*Aim*
Filter the data for lines with the word "chart", then copy every line so identified.

*Source data*
########

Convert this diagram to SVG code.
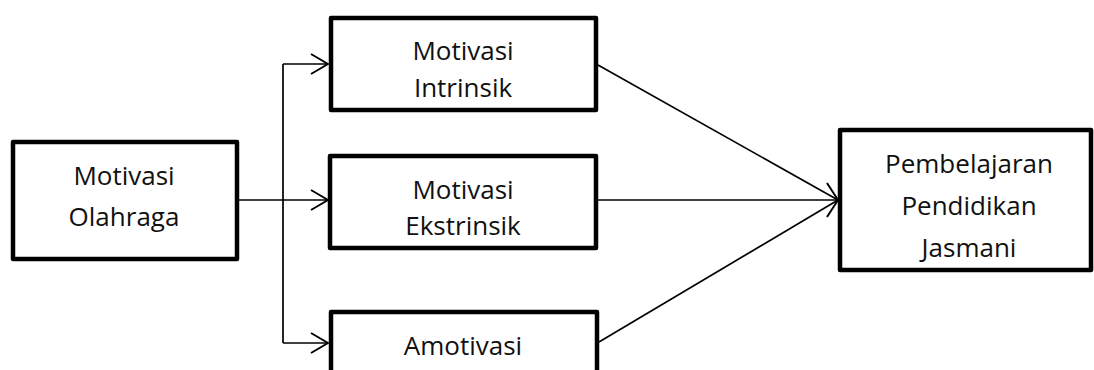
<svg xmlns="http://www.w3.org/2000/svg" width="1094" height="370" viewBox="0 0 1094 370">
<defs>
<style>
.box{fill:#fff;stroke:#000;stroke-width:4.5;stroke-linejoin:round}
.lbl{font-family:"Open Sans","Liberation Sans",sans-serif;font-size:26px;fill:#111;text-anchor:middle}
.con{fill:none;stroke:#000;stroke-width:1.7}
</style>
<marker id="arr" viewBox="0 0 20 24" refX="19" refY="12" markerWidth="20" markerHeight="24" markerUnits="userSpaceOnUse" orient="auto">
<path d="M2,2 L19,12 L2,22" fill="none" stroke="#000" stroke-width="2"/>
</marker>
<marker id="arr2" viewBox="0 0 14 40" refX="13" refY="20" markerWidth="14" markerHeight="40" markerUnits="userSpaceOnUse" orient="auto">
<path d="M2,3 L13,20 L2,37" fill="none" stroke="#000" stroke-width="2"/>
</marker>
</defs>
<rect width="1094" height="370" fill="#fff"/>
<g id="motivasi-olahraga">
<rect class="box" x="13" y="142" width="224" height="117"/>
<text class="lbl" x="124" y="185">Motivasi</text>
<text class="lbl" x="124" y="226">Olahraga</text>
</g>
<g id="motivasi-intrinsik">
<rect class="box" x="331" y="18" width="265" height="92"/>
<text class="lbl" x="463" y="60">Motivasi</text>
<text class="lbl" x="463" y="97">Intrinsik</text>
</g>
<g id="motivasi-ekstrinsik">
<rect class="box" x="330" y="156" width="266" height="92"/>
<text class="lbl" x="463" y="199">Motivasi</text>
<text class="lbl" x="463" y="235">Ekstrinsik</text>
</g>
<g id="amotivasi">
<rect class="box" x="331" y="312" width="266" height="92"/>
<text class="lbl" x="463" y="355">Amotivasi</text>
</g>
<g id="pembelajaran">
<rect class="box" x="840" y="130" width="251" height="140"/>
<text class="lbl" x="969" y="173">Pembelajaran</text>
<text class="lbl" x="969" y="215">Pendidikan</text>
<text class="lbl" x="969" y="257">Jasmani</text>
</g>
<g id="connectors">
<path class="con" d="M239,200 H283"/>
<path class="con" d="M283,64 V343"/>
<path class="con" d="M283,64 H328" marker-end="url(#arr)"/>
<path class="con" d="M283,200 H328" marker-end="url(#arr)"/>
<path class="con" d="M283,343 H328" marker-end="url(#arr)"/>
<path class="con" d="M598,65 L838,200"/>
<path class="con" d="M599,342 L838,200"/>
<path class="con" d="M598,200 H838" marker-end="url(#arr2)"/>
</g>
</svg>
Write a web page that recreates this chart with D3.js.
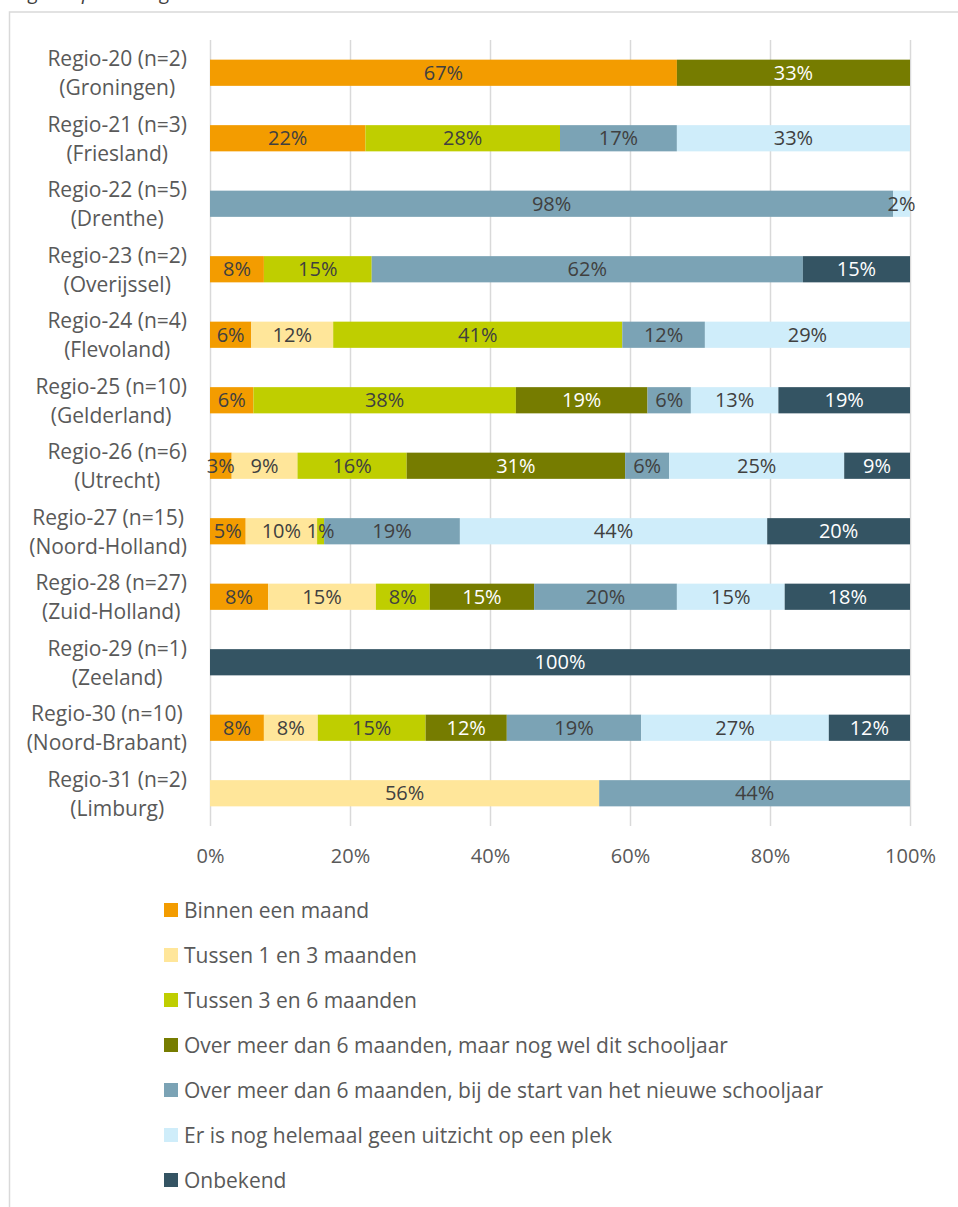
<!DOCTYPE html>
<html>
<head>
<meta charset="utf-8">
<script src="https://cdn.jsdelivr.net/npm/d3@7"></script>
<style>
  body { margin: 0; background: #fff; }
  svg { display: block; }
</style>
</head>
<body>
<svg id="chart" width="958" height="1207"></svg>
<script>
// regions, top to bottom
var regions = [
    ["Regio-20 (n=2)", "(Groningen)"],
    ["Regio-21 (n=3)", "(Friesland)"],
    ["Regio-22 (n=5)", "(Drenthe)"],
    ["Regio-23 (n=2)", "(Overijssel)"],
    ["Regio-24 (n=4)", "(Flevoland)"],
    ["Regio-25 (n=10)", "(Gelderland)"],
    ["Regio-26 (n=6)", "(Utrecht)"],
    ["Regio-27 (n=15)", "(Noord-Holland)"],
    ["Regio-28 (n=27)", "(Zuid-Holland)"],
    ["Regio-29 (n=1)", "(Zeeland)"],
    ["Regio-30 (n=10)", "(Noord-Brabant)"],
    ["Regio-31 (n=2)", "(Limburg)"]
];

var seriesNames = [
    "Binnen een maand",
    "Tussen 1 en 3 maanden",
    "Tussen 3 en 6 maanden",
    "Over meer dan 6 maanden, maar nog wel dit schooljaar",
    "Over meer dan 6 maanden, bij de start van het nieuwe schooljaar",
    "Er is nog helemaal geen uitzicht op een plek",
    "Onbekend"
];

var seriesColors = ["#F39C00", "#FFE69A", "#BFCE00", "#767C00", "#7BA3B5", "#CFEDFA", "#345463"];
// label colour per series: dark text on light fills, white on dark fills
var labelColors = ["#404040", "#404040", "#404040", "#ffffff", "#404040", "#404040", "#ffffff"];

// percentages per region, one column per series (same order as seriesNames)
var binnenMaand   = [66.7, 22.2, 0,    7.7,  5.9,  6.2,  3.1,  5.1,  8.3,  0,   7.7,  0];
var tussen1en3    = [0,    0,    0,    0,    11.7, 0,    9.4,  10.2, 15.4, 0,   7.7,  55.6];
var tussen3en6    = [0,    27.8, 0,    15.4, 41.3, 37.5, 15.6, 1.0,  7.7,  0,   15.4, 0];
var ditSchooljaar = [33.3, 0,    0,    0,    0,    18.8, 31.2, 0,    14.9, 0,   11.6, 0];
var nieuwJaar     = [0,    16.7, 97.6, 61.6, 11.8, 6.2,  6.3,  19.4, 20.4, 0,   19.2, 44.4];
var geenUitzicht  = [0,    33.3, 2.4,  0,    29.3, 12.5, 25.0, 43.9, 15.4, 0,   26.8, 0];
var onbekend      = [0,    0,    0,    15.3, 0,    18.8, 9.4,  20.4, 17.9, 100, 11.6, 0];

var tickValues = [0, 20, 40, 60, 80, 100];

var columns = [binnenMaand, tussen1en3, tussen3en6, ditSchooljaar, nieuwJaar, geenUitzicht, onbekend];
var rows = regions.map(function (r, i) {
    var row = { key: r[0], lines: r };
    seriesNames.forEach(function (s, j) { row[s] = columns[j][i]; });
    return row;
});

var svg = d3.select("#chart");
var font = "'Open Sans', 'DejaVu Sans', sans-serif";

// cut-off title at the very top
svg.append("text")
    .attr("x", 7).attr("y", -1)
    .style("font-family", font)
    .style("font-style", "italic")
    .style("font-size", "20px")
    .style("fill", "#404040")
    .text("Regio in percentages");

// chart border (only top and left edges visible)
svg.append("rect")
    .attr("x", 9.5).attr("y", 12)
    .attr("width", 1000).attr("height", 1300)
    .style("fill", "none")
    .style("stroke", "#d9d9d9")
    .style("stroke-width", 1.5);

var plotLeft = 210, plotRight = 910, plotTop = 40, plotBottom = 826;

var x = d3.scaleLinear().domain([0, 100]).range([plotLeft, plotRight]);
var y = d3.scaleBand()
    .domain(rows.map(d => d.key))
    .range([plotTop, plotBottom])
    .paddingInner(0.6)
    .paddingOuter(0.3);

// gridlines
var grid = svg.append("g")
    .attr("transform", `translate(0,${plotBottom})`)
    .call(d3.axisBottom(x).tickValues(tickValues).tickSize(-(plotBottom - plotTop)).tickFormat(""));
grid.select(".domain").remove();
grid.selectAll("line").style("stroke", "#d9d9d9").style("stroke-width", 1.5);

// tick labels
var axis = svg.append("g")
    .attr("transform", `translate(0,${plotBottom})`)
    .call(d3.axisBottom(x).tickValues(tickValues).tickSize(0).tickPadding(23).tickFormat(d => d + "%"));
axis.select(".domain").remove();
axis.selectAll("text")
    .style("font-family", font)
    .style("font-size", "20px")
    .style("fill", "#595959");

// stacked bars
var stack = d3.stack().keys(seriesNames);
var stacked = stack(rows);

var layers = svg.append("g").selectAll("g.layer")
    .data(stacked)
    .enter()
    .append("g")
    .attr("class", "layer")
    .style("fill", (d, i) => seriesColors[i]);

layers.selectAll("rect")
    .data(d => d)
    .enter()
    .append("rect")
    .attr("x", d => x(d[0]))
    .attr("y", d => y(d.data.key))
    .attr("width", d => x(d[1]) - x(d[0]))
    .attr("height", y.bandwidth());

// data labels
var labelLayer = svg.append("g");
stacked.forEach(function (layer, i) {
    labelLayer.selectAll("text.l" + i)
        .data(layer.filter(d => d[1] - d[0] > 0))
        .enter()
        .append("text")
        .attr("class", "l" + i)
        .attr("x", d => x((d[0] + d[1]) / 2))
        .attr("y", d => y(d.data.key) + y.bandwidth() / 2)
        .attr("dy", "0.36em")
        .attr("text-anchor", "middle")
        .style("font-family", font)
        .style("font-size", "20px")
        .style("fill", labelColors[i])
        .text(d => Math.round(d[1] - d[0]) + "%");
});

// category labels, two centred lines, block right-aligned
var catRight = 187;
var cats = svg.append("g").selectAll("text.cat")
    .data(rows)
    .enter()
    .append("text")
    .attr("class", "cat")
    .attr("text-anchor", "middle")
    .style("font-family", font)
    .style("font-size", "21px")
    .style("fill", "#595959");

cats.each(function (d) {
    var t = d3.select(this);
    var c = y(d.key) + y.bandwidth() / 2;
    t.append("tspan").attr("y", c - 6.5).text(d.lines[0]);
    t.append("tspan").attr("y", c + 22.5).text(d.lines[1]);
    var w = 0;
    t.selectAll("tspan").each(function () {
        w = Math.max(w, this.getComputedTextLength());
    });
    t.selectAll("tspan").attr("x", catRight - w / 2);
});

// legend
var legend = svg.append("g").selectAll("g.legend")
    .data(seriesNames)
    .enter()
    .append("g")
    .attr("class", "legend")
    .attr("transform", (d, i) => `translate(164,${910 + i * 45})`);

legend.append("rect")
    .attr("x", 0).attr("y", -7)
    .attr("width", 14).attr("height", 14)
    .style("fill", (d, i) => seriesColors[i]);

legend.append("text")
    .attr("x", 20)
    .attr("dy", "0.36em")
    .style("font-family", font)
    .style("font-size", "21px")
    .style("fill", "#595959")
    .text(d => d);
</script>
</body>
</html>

########

*Solution*
Write a web page that recreates this chart with D3.js.
<svg id="chart" width="958" height="1207"></svg>
var svg = d3.select("#chart");
// chart border (only top and left edges visible)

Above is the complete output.